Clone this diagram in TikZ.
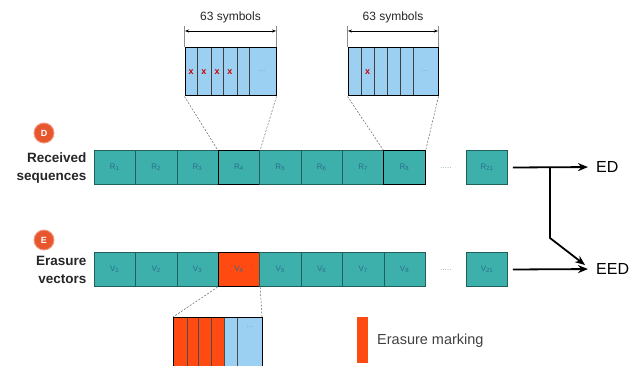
\documentclass[tikz,border=0pt]{standalone}
\usepackage{fontspec}
\setmainfont{Liberation Sans}
\usetikzlibrary{arrows.meta}
\definecolor{tealcell}{HTML}{3DB0AC}
\definecolor{tealedge}{HTML}{1F5F5C}
\definecolor{celltxt}{HTML}{2A6E8C}
\definecolor{skyblue}{HTML}{9CD0F2}
\definecolor{erase}{HTML}{FF4A12}
\definecolor{badge}{HTML}{E8562E}
\tikzset{
  x=1pt, y=-1pt,
  cell/.style={draw=tealedge, line width=0.5pt, fill=tealcell, minimum width=41.4pt,
    minimum height=34pt, inner sep=0pt, text=celltxt, font=\fontsize{8}{9}\selectfont},
  hicell/.style={cell, draw=black, line width=1.2pt},
  redcell/.style={hicell, fill=erase},
  frame/.style={draw=black, line width=1pt},
  zoomline/.style={draw=black!60, line width=0.5pt, dash pattern=on 2pt off 1.5pt},
  badgenode/.style={circle, fill=badge, draw=badge!60!white, line width=1pt, text=white,
    minimum size=20pt, inner sep=0pt, font=\fontsize{9}{9}\selectfont\bfseries},
  rowlabel/.style={align=right, anchor=east, font=\fontsize{13.5}{18}\selectfont\bfseries, text=black!85},
  flow/.style={line width=1.8pt, -{Stealth[length=10pt,width=8pt]}},
  outlabel/.style={anchor=west, font=\fontsize{16}{16}\selectfont, inner sep=0pt},
  dim/.style={line width=0.6pt, {Stealth[length=4pt,width=3pt]}-{Stealth[length=4pt,width=3pt]}},
  ext/.style={draw=black!45, line width=0.4pt},
  xmark/.style={text=red!80!black, font=\fontsize{9}{9}\selectfont\bfseries, inner sep=0pt},
  dotsmark/.style={text=celltxt!60, font=\fontsize{8}{8}\selectfont, inner sep=0pt},
  sizelabel/.style={font=\fontsize{12}{12}\selectfont, text=black!85, inner sep=0pt}
}
\begin{document}
\begin{tikzpicture}
\useasboundingbox (0,0) rectangle (629,366);

% ---- received sequences row ----
\node[badgenode] (bD) at (44,133) {D};
\node[rowlabel] (lR) at (90,168) {Received\\sequences};
\node[cell]   (r1) at (114.7,167.5) {R\textsubscript{1}};
\node[cell]   (r2) at (156.1,167.5) {R\textsubscript{2}};
\node[cell]   (r3) at (197.5,167.5) {R\textsubscript{3}};
\node[hicell] (r4) at (238.9,167.5) {R\textsubscript{4}};
\node[cell]   (r5) at (280.3,167.5) {R\textsubscript{5}};
\node[cell]   (r6) at (321.7,167.5) {R\textsubscript{6}};
\node[cell]   (r7) at (363.1,167.5) {R\textsubscript{7}};
\node[hicell] (r8) at (404.5,167.5) {R\textsubscript{8}};
\node[dotsmark] (rd) at (446,168) {.....};
\node[cell]   (r21) at (487,167.5) {R\textsubscript{21}};

% ---- erasure vectors row ----
\node[badgenode] (bE) at (44,240) {E};
\node[rowlabel] (lV) at (90,270) {Erasure\\vectors};
\node[cell]    (v1) at (114.7,269.5) {V\textsubscript{1}};
\node[cell]    (v2) at (156.1,269.5) {V\textsubscript{2}};
\node[cell]    (v3) at (197.5,269.5) {V\textsubscript{3}};
\node[redcell] (v4) at (238.9,269.5) {V\textsubscript{4}};
\node[cell]    (v5) at (280.3,269.5) {V\textsubscript{5}};
\node[cell]    (v6) at (321.7,269.5) {V\textsubscript{6}};
\node[cell]    (v7) at (363.1,269.5) {V\textsubscript{7}};
\node[cell]    (v8) at (404.5,269.5) {V\textsubscript{8}};
\node[dotsmark] (vd) at (446,270) {.....};
\node[cell]    (v21) at (487,269.5) {V\textsubscript{21}};

% ---- outputs ----
\node[outlabel] (ED)  at (596,167) {ED};
\node[outlabel] (EED) at (596,269) {EED};
\coordinate (split) at (550,167);
\coordinate (bend) at (550,238);
\draw[flow, shorten >=8pt] ([xshift=5pt]r21.east) -- (ED.west);
\draw[flow, shorten >=8pt] ([xshift=5pt]v21.east) -- (EED.west);
\draw[flow] (split) -- (bend) -- (585,265);

% ---- zoomed symbols of R4 ----
\foreach \a/\b in {185/197,197/211,211/223,223/237,237/249,249/276}
  \fill[skyblue] (\a,48) rectangle (\b,96);
\foreach \a in {197,211,223,237,249} \draw[black!75, line width=0.5pt] (\a,48) -- (\a,96);
\node[frame, minimum width=91pt, minimum height=48pt, inner sep=0pt] (zA) at (230.5,72) {};
\foreach \c in {191,204,217,230} \node[xmark] at (\c,72) {x};
\node[dotsmark] (dA) at (262,71) {...};
\draw[ext] (zA.north west) -- ++(0,-21);
\draw[ext] (zA.north east) -- ++(0,-21);
\draw[dim] (185,31) -- (276,31);
\node[sizelabel] (sA) at (230.5,17) {63 symbols};
\draw[zoomline] (zA.south west) -- (r4.north west);
\draw[zoomline] (zA.south east) -- (r4.north east);

% ---- zoomed symbols of R8 ----
\foreach \a/\b in {348/361,361/374,374/387,387/400,400/413,413/438}
  \fill[skyblue] (\a,48) rectangle (\b,96);
\foreach \a in {361,374,387,400,413} \draw[black!75, line width=0.5pt] (\a,48) -- (\a,96);
\node[frame, minimum width=90pt, minimum height=48pt, inner sep=0pt] (zB) at (393,72) {};
\node[xmark] at (367.5,72) {x};
\node[dotsmark] (dB) at (425,71) {...};
\draw[ext] (zB.north west) -- ++(0,-21);
\draw[ext] (zB.north east) -- ++(0,-21);
\draw[dim] (348,31) -- (438,31);
\node[sizelabel] (sB) at (393,17) {63 symbols};
\draw[zoomline] (zB.south west) -- (r8.north west);
\draw[zoomline] (zB.south east) -- (r8.north east);

% ---- zoomed erasure vector V4 ----
\fill[erase] (173,317) rectangle (224,366);
\fill[skyblue] (224,317) rectangle (262,366);
\foreach \a in {187,198,211} \draw[black!70, line width=0.5pt] (\a,317) -- (\a,366);
\foreach \a in {224,237} \draw[black!70, line width=0.5pt] (\a,317) -- (\a,366);
\draw[black, line width=1pt] (173,366) -- (173,317) -- (262,317) -- (262,366);
\coordinate (zCw) at (173,317);
\coordinate (zCe) at (262,317);
\node[dotsmark] (dC) at (250,327) {...};
\draw[zoomline] (v4.south west) -- (zCw);
\draw[zoomline] (v4.south east) -- (zCe);

% ---- legend ----
\node[fill=erase, minimum width=11pt, minimum height=46pt, inner sep=0pt] (key) at (362.5,340) {};
\node[anchor=west, font=\fontsize{14.5}{14.5}\selectfont, text=black!75, inner sep=0pt] (keytxt) at (377,341) {Erasure marking};
\end{tikzpicture}
\end{document}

━━━━━━━━━━

### Stated task
Reproduce each line word for word and drop the pictures.

### Output below
Clone this diagram in TikZ.
\documentclass[tikz,border=0pt]{standalone}
\usepackage{fontspec}
\setmainfont{Liberation Sans}
\usetikzlibrary{arrows.meta}
\definecolor{tealcell}{HTML}{3DB0AC}
\definecolor{tealedge}{HTML}{1F5F5C}
\definecolor{celltxt}{HTML}{2A6E8C}
\definecolor{skyblue}{HTML}{9CD0F2}
\definecolor{erase}{HTML}{FF4A12}
\definecolor{badge}{HTML}{E8562E}
\tikzset{
  x=1pt, y=-1pt,
  cell/.style={draw=tealedge, line width=0.5pt, fill=tealcell, minimum width=41.4pt,
    minimum height=34pt, inner sep=0pt, text=celltxt, font=\fontsize{8}{9}\selectfont},
  hicell/.style={cell, draw=black, line width=1.2pt},
  redcell/.style={hicell, fill=erase},
  frame/.style={draw=black, line width=1pt},
  zoomline/.style={draw=black!60, line width=0.5pt, dash pattern=on 2pt off 1.5pt},
  badgenode/.style={circle, fill=badge, draw=badge!60!white, line width=1pt, text=white,
    minimum size=20pt, inner sep=0pt, font=\fontsize{9}{9}\selectfont\bfseries},
  rowlabel/.style={align=right, anchor=east, font=\fontsize{13.5}{18}\selectfont\bfseries, text=black!85},
  flow/.style={line width=1.8pt, -{Stealth[length=10pt,width=8pt]}},
  outlabel/.style={anchor=west, font=\fontsize{16}{16}\selectfont, inner sep=0pt},
  dim/.style={line width=0.6pt, {Stealth[length=4pt,width=3pt]}-{Stealth[length=4pt,width=3pt]}},
  ext/.style={draw=black!45, line width=0.4pt},
  xmark/.style={text=red!80!black, font=\fontsize{9}{9}\selectfont\bfseries, inner sep=0pt},
  dotsmark/.style={text=celltxt!60, font=\fontsize{8}{8}\selectfont, inner sep=0pt},
  sizelabel/.style={font=\fontsize{12}{12}\selectfont, text=black!85, inner sep=0pt}
}
\begin{document}
\begin{tikzpicture}
\useasboundingbox (0,0) rectangle (629,366);

% ---- received sequences row ----
\node[badgenode] (bD) at (44,133) {D};
\node[rowlabel] (lR) at (90,168) {Received\\sequences};
\node[cell]   (r1) at (114.7,167.5) {R\textsubscript{1}};
\node[cell]   (r2) at (156.1,167.5) {R\textsubscript{2}};
\node[cell]   (r3) at (197.5,167.5) {R\textsubscript{3}};
\node[hicell] (r4) at (238.9,167.5) {R\textsubscript{4}};
\node[cell]   (r5) at (280.3,167.5) {R\textsubscript{5}};
\node[cell]   (r6) at (321.7,167.5) {R\textsubscript{6}};
\node[cell]   (r7) at (363.1,167.5) {R\textsubscript{7}};
\node[hicell] (r8) at (404.5,167.5) {R\textsubscript{8}};
\node[dotsmark] (rd) at (446,168) {.....};
\node[cell]   (r21) at (487,167.5) {R\textsubscript{21}};

% ---- erasure vectors row ----
\node[badgenode] (bE) at (44,240) {E};
\node[rowlabel] (lV) at (90,270) {Erasure\\vectors};
\node[cell]    (v1) at (114.7,269.5) {V\textsubscript{1}};
\node[cell]    (v2) at (156.1,269.5) {V\textsubscript{2}};
\node[cell]    (v3) at (197.5,269.5) {V\textsubscript{3}};
\node[redcell] (v4) at (238.9,269.5) {V\textsubscript{4}};
\node[cell]    (v5) at (280.3,269.5) {V\textsubscript{5}};
\node[cell]    (v6) at (321.7,269.5) {V\textsubscript{6}};
\node[cell]    (v7) at (363.1,269.5) {V\textsubscript{7}};
\node[cell]    (v8) at (404.5,269.5) {V\textsubscript{8}};
\node[dotsmark] (vd) at (446,270) {.....};
\node[cell]    (v21) at (487,269.5) {V\textsubscript{21}};

% ---- outputs ----
\node[outlabel] (ED)  at (596,167) {ED};
\node[outlabel] (EED) at (596,269) {EED};
\coordinate (split) at (550,167);
\coordinate (bend) at (550,238);
\draw[flow, shorten >=8pt] ([xshift=5pt]r21.east) -- (ED.west);
\draw[flow, shorten >=8pt] ([xshift=5pt]v21.east) -- (EED.west);
\draw[flow] (split) -- (bend) -- (585,265);

% ---- zoomed symbols of R4 ----
\foreach \a/\b in {185/197,197/211,211/223,223/237,237/249,249/276}
  \fill[skyblue] (\a,48) rectangle (\b,96);
\foreach \a in {197,211,223,237,249} \draw[black!75, line width=0.5pt] (\a,48) -- (\a,96);
\node[frame, minimum width=91pt, minimum height=48pt, inner sep=0pt] (zA) at (230.5,72) {};
\foreach \c in {191,204,217,230} \node[xmark] at (\c,72) {x};
\node[dotsmark] (dA) at (262,71) {...};
\draw[ext] (zA.north west) -- ++(0,-21);
\draw[ext] (zA.north east) -- ++(0,-21);
\draw[dim] (185,31) -- (276,31);
\node[sizelabel] (sA) at (230.5,17) {63 symbols};
\draw[zoomline] (zA.south west) -- (r4.north west);
\draw[zoomline] (zA.south east) -- (r4.north east);

% ---- zoomed symbols of R8 ----
\foreach \a/\b in {348/361,361/374,374/387,387/400,400/413,413/438}
  \fill[skyblue] (\a,48) rectangle (\b,96);
\foreach \a in {361,374,387,400,413} \draw[black!75, line width=0.5pt] (\a,48) -- (\a,96);
\node[frame, minimum width=90pt, minimum height=48pt, inner sep=0pt] (zB) at (393,72) {};
\node[xmark] at (367.5,72) {x};
\node[dotsmark] (dB) at (425,71) {...};
\draw[ext] (zB.north west) -- ++(0,-21);
\draw[ext] (zB.north east) -- ++(0,-21);
\draw[dim] (348,31) -- (438,31);
\node[sizelabel] (sB) at (393,17) {63 symbols};
\draw[zoomline] (zB.south west) -- (r8.north west);
\draw[zoomline] (zB.south east) -- (r8.north east);

% ---- zoomed erasure vector V4 ----
\fill[erase] (173,317) rectangle (224,366);
\fill[skyblue] (224,317) rectangle (262,366);
\foreach \a in {187,198,211} \draw[black!70, line width=0.5pt] (\a,317) -- (\a,366);
\foreach \a in {224,237} \draw[black!70, line width=0.5pt] (\a,317) -- (\a,366);
\draw[black, line width=1pt] (173,366) -- (173,317) -- (262,317) -- (262,366);
\coordinate (zCw) at (173,317);
\coordinate (zCe) at (262,317);
\node[dotsmark] (dC) at (250,327) {...};
\draw[zoomline] (v4.south west) -- (zCw);
\draw[zoomline] (v4.south east) -- (zCe);

% ---- legend ----
\node[fill=erase, minimum width=11pt, minimum height=46pt, inner sep=0pt] (key) at (362.5,340) {};
\node[anchor=west, font=\fontsize{14.5}{14.5}\selectfont, text=black!75, inner sep=0pt] (keytxt) at (377,341) {Erasure marking};
\end{tikzpicture}
\end{document}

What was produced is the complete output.